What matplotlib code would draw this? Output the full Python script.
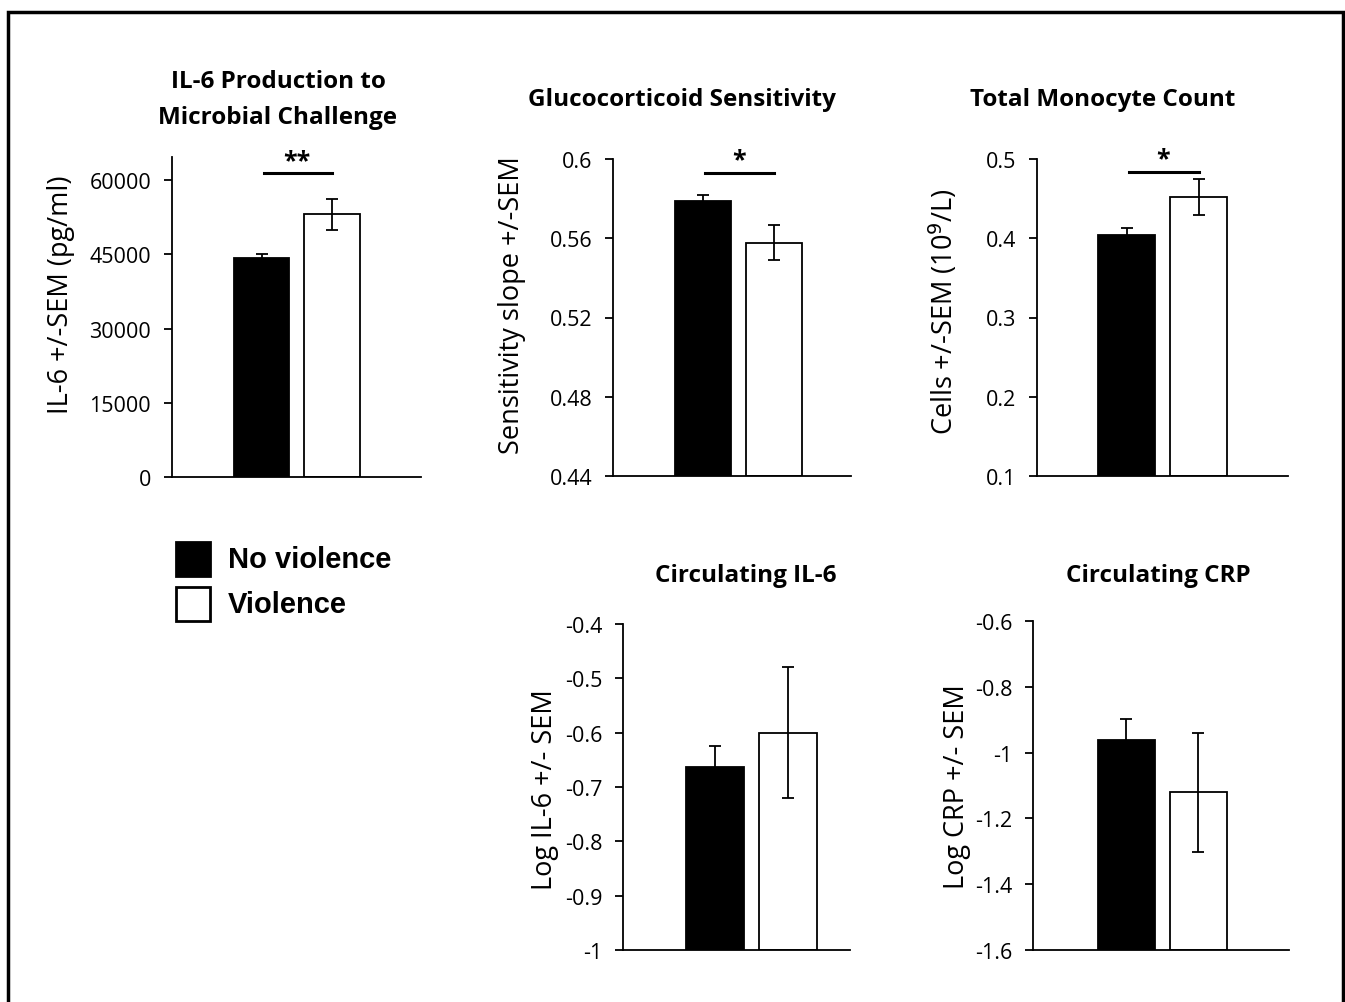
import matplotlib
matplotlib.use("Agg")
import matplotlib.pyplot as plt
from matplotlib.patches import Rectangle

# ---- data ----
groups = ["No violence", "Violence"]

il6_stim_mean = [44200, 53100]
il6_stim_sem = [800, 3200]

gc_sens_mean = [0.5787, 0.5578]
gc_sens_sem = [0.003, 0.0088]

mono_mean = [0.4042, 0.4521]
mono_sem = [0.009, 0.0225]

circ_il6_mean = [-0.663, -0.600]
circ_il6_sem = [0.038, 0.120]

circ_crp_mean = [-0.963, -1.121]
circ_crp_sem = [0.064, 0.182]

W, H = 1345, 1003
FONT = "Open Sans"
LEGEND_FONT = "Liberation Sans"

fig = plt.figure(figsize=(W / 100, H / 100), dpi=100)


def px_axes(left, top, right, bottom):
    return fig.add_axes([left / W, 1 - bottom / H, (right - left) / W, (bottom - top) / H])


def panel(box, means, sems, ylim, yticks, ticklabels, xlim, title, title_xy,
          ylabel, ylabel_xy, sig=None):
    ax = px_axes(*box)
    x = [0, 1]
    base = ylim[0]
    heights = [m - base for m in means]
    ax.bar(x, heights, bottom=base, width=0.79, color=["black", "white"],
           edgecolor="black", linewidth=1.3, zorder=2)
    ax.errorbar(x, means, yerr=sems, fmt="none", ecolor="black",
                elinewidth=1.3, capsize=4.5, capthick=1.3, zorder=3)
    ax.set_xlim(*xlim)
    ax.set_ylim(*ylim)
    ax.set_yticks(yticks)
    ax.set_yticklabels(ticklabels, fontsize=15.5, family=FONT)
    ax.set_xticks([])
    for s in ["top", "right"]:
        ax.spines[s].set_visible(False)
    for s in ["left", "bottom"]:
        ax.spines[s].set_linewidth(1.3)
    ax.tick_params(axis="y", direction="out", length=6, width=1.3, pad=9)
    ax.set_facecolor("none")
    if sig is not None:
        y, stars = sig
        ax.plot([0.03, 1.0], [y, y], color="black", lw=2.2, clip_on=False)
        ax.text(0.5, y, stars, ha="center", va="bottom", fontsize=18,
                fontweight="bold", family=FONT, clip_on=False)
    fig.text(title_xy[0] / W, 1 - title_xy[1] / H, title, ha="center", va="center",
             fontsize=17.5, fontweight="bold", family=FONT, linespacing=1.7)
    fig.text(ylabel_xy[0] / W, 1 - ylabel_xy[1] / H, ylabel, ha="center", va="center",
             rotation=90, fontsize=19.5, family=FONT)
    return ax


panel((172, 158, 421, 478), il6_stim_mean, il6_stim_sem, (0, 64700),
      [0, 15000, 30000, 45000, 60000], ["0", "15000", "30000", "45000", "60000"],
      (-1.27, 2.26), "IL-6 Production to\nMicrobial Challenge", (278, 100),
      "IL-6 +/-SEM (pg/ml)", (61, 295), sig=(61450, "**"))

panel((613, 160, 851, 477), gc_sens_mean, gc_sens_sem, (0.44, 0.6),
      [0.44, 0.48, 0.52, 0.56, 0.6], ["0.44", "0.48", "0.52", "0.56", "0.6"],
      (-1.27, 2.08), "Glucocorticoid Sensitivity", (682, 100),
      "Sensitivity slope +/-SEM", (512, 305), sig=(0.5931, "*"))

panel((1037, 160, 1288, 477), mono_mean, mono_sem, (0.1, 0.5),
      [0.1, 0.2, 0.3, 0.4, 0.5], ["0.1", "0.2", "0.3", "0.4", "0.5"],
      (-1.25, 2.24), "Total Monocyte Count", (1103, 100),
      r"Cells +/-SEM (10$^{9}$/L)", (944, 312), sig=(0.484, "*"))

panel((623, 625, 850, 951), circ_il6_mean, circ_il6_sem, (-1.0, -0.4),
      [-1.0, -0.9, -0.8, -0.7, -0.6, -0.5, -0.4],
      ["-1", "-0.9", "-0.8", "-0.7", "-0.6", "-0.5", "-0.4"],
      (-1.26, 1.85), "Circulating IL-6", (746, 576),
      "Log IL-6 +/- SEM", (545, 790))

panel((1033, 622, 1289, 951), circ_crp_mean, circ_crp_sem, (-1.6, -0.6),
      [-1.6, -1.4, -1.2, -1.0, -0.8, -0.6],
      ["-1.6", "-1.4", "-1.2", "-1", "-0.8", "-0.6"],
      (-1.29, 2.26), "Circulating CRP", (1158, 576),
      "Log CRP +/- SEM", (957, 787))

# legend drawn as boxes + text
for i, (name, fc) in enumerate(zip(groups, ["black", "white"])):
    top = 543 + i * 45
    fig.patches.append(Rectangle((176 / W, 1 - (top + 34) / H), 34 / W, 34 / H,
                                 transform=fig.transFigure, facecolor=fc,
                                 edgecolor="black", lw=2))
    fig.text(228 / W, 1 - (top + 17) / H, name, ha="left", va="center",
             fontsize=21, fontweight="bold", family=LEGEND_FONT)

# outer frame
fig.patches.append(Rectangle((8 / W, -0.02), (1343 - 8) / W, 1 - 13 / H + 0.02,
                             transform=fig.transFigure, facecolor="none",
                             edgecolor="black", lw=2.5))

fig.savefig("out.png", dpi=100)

********************

§ DIRECTIONS
Please reproduce the listing exactly from its opening line through the line that contains "return fig.add_axes([left /", both included, with all pictures omitted.

§ EXPECTED ANSWER
What matplotlib code would draw this? Output the full Python script.
import matplotlib
matplotlib.use("Agg")
import matplotlib.pyplot as plt
from matplotlib.patches import Rectangle

# ---- data ----
groups = ["No violence", "Violence"]

il6_stim_mean = [44200, 53100]
il6_stim_sem = [800, 3200]

gc_sens_mean = [0.5787, 0.5578]
gc_sens_sem = [0.003, 0.0088]

mono_mean = [0.4042, 0.4521]
mono_sem = [0.009, 0.0225]

circ_il6_mean = [-0.663, -0.600]
circ_il6_sem = [0.038, 0.120]

circ_crp_mean = [-0.963, -1.121]
circ_crp_sem = [0.064, 0.182]

W, H = 1345, 1003
FONT = "Open Sans"
LEGEND_FONT = "Liberation Sans"

fig = plt.figure(figsize=(W / 100, H / 100), dpi=100)


def px_axes(left, top, right, bottom):
    return fig.add_axes([left / W, 1 - bottom / H, (right - left) / W, (bottom - top) / H])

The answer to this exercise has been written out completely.